Saturday, November 5, 2011

Bryan Burrough on John Dillinger, Bonnie and Clyde and Other "Public Enemies"


(This interview originally appeared in the Newark Star-Ledger in July 2004)

Seventy years ago this week, the Midwestern bank robber John Dillinger was gunned down by FBI agents in front of the Biograph Theater in Chicago. Dillinger’s death was a major turning point on the 1933-34 “War on Crime,” where an obscure law enforcement agency reinvented itself into “America’s G-Men.”

In his gripping history “Public Enemies: America’s Greatest Crime Wave and the Birth of the FBI, 1933-34”(Penguin Press), journalist Bryan Burrough chronicles the legendary bank robbers Dillinger, Pretty Boy Floyd, the Barker-Karpis Gang, and Bonnie and Clyde as they go up against a bunch of lawyers who initially aren’t allowed to carry guns. Burrough takes the reader from the horrific Kansas City Massacre, where four lawmen were killed in June 1933, to the often fatal fumbles of the FBI as they hunted the great public enemies. Seasoned law enforcement gunslingers, “Cowboys”, were brought in to win the war against the cop killers like Doc Barker and Baby Face Nelson.

Burrough, 42, is no stranger to epic nonfiction. He wrote the bestselling classic hostile corporate takeover “Barbarians at the Gate.” Using newly released FBI files in his panoramic book, Burrough expertly juggles six criminal gangs at one time, shows the FBI’s dramatic restructuring and captures the dark criminal days of the Depression. In the book, FBI director J. Edgar Hoover appears as a brilliant, manipulative bureaucrat, ruling by memo. Burrough met with freelance writer Dylan Foley at a New York cafe.


Q. What were your motivations for writing about the “War on Crime”?

A. My grandfather was a deputy sheriff in Northwest Arkansas in the 1930s. I grew up in Central Texas, where my closest boyhood friend’s great-uncle was killed by Clyde Barrow in 1932. Clyde was stealing his car. When you read the FBI history, historians totally diminish the “War on Crime.” It is almost as if these characters have been taken over by pulp writers.

Q. What was the state of the FBI in 1933 and its transformation?
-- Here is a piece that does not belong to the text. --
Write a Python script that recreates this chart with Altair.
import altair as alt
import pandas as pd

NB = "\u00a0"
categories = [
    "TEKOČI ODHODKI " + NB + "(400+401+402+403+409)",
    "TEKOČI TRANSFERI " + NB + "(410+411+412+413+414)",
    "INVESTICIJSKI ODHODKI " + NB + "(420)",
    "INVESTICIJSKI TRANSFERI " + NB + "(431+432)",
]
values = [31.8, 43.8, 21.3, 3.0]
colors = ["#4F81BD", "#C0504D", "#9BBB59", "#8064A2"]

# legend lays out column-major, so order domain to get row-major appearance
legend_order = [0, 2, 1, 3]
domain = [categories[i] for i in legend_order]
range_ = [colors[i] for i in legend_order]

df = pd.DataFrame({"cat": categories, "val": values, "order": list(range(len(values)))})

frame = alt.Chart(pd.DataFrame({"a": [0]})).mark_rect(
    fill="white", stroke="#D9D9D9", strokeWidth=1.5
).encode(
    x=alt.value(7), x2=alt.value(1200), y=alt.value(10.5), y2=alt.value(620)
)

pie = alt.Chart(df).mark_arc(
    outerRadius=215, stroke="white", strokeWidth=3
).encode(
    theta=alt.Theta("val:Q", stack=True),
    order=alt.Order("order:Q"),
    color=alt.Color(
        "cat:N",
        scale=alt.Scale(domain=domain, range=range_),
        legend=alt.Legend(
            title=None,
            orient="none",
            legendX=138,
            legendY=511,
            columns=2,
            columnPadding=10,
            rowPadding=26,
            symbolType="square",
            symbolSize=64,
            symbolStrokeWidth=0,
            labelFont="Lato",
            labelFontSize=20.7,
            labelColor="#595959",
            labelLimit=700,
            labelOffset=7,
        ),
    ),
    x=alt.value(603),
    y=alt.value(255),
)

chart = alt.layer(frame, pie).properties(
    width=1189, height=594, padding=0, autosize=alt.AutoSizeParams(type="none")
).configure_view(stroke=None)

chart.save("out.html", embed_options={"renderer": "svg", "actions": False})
A. It was called the Bureau of Investigations, and it handled crime on Indian reservations, crime in Alaska and retrieving escaped federal prisoners. In the spring of 1933, Hoover was about to be fired. “The “War on Crime” was the birth of the modern FBI. It was a transformation from a bunch of obscure law enforcement types without firearms or arrest powers, and in the span of 20 months, they became the G-Men of lore, with real and perceived power. Two months before the death of Dillinger, they brought in the Cowboys and (FBI Inspector) Sam Cowley as the field general. You can watch the FBI grow in these (newly released) files. In the end, they were pretty darn good. You’ve got to give Hoover some credit. People don’t want to.

Q. What were the criminal motivations of the public enemies?
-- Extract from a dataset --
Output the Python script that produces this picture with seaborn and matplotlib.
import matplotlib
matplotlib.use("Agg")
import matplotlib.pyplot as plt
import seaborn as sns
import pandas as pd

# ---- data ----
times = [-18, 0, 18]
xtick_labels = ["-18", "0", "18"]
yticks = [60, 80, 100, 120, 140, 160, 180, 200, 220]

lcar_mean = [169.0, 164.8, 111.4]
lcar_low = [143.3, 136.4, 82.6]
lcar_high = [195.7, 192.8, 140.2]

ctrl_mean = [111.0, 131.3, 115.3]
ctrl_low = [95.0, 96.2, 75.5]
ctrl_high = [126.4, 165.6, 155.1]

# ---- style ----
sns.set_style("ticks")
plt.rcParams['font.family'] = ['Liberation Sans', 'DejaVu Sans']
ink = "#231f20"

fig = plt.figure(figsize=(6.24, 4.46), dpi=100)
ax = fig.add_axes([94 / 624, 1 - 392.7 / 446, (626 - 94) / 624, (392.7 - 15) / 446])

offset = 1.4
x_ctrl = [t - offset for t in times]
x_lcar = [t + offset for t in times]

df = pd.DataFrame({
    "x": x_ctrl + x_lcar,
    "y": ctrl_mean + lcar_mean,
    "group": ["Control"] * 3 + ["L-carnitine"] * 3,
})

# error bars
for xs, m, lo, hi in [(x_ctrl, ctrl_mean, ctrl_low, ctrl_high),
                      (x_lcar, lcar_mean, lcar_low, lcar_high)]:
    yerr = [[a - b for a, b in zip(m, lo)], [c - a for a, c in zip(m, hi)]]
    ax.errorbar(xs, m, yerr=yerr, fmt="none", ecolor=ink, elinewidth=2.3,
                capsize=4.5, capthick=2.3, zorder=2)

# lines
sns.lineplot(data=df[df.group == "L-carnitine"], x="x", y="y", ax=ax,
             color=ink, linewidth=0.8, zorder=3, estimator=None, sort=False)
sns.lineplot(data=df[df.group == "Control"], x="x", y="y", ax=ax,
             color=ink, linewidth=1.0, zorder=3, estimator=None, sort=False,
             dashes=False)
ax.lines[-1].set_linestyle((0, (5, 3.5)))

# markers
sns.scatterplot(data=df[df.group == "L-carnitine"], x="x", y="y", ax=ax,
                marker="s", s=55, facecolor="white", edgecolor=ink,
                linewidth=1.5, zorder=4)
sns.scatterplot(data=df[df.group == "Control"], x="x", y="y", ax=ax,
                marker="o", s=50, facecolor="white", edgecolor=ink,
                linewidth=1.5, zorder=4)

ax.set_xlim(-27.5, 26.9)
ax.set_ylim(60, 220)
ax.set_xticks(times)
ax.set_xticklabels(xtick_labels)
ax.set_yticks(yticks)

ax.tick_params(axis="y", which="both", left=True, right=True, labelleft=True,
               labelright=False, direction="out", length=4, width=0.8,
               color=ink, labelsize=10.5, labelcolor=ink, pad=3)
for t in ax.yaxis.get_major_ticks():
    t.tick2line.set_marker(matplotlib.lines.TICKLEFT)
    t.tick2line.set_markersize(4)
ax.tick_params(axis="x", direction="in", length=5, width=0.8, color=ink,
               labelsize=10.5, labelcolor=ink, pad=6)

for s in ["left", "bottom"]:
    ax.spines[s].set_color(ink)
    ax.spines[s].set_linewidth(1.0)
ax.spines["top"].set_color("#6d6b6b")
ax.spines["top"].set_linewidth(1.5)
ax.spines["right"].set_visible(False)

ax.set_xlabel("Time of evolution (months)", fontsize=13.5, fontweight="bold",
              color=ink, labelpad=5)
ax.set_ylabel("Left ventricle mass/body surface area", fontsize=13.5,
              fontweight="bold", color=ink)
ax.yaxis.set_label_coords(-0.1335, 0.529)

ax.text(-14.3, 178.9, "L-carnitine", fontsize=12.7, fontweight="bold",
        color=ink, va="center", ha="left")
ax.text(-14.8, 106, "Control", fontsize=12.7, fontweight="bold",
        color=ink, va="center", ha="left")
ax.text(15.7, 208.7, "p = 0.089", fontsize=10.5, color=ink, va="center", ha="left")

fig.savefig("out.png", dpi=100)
A. There was a sense at the time that anything was possible because of the great crime spree in the 1920s. Guys like Dillinger were hearing about how easy banks were. There was also a sense of fatalism that was prevalent in the Depression, a sense that old rules were falling by the wayside, that society was falling apart. There was grinding poverty, but none of these figures became criminals in 1933-34. They had all been criminals for some time.

Q. Do you think Dillinger and the others were good bankrobbers?

A. Dillinger was a very good bankrobber. When you look at the skill set needed back then, what you basically needed was self-confidence and a lot of it. Going in with a gun and getting the money, almost anybody could do that. The intellectual part of it was getting away. Dillinger did not invent this new way of robbing banks. He learned it in prison. He had a tremendous amount of self-confidence, which grew to foolhardy dimensions, especially when he killed a detective. I don’t think he was the smartest of the public enemies. I think Alvin Karpis was. He was the only one who saw the menace of the FBI coming. A number of the other guys drank too much and whored around. Karpis tried to be in bed by 11 p.m.


Q. How did Hoover whitewash FBI history in the 1930s?

A. You can point to any number of things where Hoover’s version of history doesn’t meet reality. The demonization of Ma Barker is as bad as it gets. Hoover portrayed her as the demonic brains of the Barker-Karpis Gang. There is no evidence she planned any robberies. How do you justify killing a 60-something grandmother? You portray her as a mastermind. There was no one alive to say Hoover was lying.


Bonnie Parker and Clyde Barrow were probably America’s first spree killers. A spree killer is somebody who starts shooting on Friday and shoot through the weekend. The success of their career is directly attributable to the incompetence of Southwestern law enforcement. They roamed over 16 states. They were Hoover’s best argument for a centralized, federal law enforcement agency.

Everybody knows a kid like Baby Face Nelson, a little guy who wants to pick a fight. You get the feeling he was living out the movies. After a bank robbery, he would shoot out windows and cars, and laugh.